Pendant ses loisirs, elle peint ou lit des thrillers policiers en anglais, des histoires de vampires. Toujours active et bricoleuse, elle peut passer des soirées à coller de petits rectangles de papier pour décorer la vitrine d’une exposition temporaire. «Petite déjà, elle était très vive et dirigeait ses sœurs, se souvient sa mère, Julia Abreu. Cela n’a pas toujours été facile avec le papa de Marta. Il y a une histoire familiale compliquée. Je ne peux pas vous en parler. Mais si Marta a eu du chagrin, elle a toujours trouvé des solutions. Elle a une force intérieure. Je suis tellement fière d’elle et de ce qu’elle a accompli!»
Jean-Pierre Pastori n’est pas avare d’éloges non plus. «Elle est exceptionnelle. Sans elle, je ne serais pas parvenu à réaliser autant de choses à Chillon.» S’il ne comprend pas pourquoi elle n’a pas demandé la nationalité suisse, il se réjouit du symbole que représente sa nomination: «C’est un signe d’ouverture. Ce n’est pas au Louvre qu’on nommerait une directrice portugaise!»
Une sirène
Chillon n’est pas un monument banal, c’est un symbole.
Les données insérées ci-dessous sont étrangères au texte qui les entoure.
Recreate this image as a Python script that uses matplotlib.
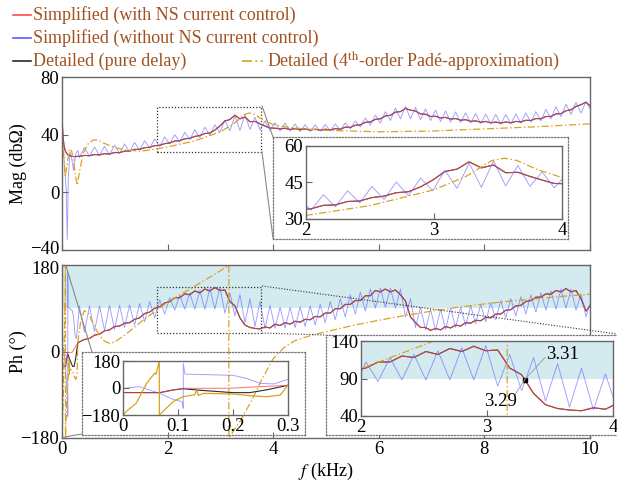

Très engagée dans la Fondation du château, Danielle Chaperon, professeur de français moderne à l’Université de Lausanne, est peut-être une des expertes qui en parle le mieux: «Chillon est changeant, comme le lac. A la fois villa et prison, ouvert et fermé… Ses tours sont phalliques alors que son plan s’apparente à l’ovale ou à la mandorle d’un sexe féminin, comme un écho à la forme même du lac… C’est un lieu fondamentalement ambigu, ce qui en fait tout l’intérêt.» Passionnée, elle se réjouit de la nomination de la nouvelle «châtelaine», qu’elle côtoie depuis ses débuts. «Marta dos Santos réunit, elle aussi, des qualités souvent contradictoires: le pragmatisme de la gestionnaire et la sensibilité de l’historienne de l’art. C’est miraculeux. Cette femme est une chimère. Une sirène.» Chillon a trouvé sa châtelaine.
Marta Dos Santos
Née à Covilhã, au Portugal, en 1973, elle est l’aînée de quatre filles. Elle rejoint ses parents en Valais en mars 1987. Licenciée en histoire de l’art, elle devient directrice adjointe de la Fondation du château de Chillon en 2002. Depuis, elle a su relever plusieurs défis, dont l’accueil massif des touristes chinois.